Communicating Numbers - Group Activity

2026-03-31

Group 1: Selective Evidence & Accidental Meaning

Confirmation Bias

  • A tendency to search for, favor, and interpret information in a way that validates pre-existing beliefs while ignoring evidence that contradicts them.
    Find some techniques to break confirmation bias gently?
  • Example: A user searching the internet for “benefits of chocolate for weight loss” while ignoring all medical articles that state the opposite.

Accidental Semantic Proximity

  • Using visual properties like color or layout that carry strong cultural associations, leading the brain to assume a relationship that is not in the data.
    What cultural associations can you think of and how to spot, avoid or handle them?
  • Example: Using green for “Population Growth” and brown for “Population Decline”; readers may mistakenly assume the brown areas represent rural or farming land rather than just a numeric decrease.

Group 2: The Presentation Frame & Missing Detail

Framing Effect

  • The tendency for an audience to draw different conclusions from the same data depending on how it is presented, such as emphasizing gains versus losses.
    What are ways to present data / findings more objectively?
  • Example: Reporting that a surgery has a 90% success rate sounds more positive to a patient than reporting it has a 10% failure rate.

Inappropriate Level of Abstraction

  • Presenting data either too broadly—which hides important variance—or with too much granular detail, which creates “visual noise” and hides the main message.
    How to balance information overload and vagueness?
  • Example: A political forecast showing a candidate has a “3% chance of winning” as a single headline, which hides the complex distribution of possible election outcomes from the public.

Group 3: The Expert Blind Spot & Logic Mismatch

Curse of Knowledge

  • The phenomenon where experts, who understand a topic intimately, overestimate how much of their mental model is shared by their audience.
    What can the expert do to avoid going over the audiences heads?
  • Example: A math professor goes over concepts and uses specialized terms without explanation leaving students scratching their heads.

Semantic Mapping Mismatch

  • Using visual channels—such as size, orientation, or color—that do not align with the audience’s internal mental model of how that concept works.
    What might be the causes and remedies for such misunderstandings?
  • Example: A novice user looking at a tree map for the first time and failing to understand that the area of the boxes represents a specific numeric value.
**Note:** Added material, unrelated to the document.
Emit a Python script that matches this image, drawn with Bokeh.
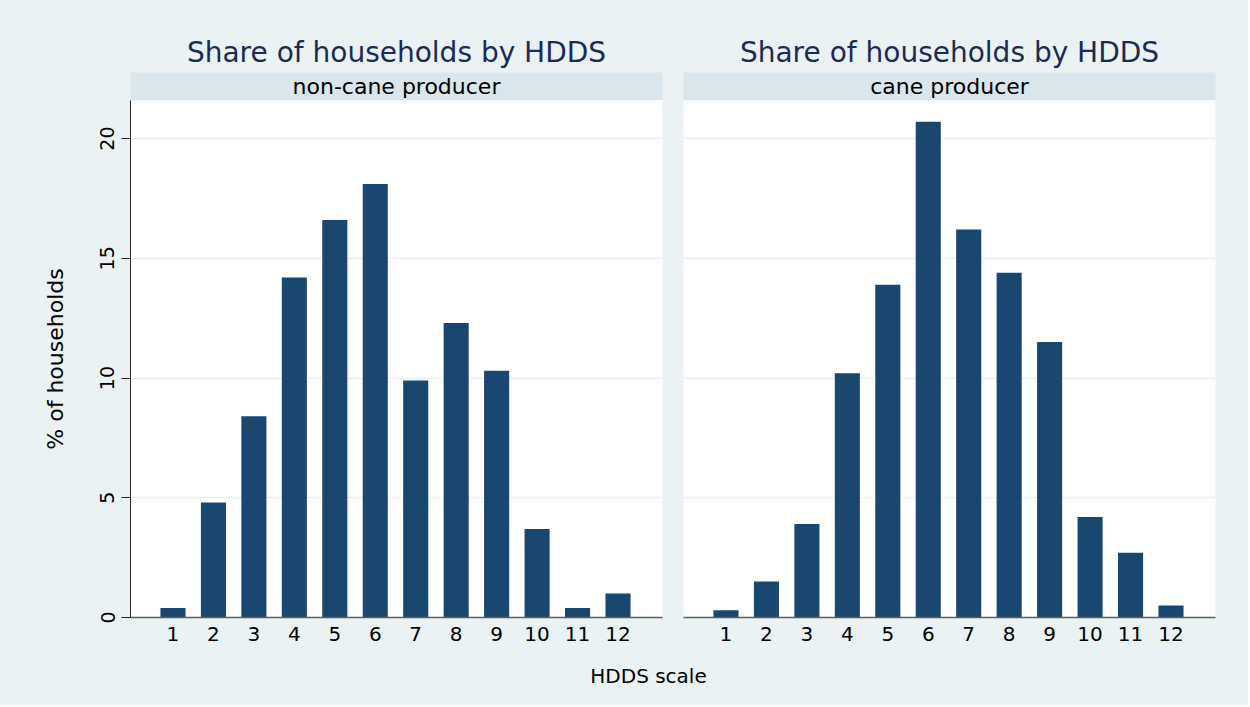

Group 4: Information Avoidance & The “Average” Myth

The Ostrich Effect

  • A tendency to intentionally overlook or avoid information that is psychologically uncomfortable or contradicts a desired outcome.
    How to overcome hazardous ignorance in yourself and/or in the audience?
  • Example: An individual avoiding looking at their bank statement during a month of high spending because the information is stressful.

The Fallacy of the Statistical Average

  • Presenting a “statistical average” as a representative midpoint when, in reality, it may correspond to no actual individual in the dataset.
    How to set the average in context or what can you report instead?
  • Example: The 1940s U.S. Air Force designing cockpits for the “average pilot” measurements; when they actually measured 4,000 pilots, they found that zero individuals actually fit those average dimensions.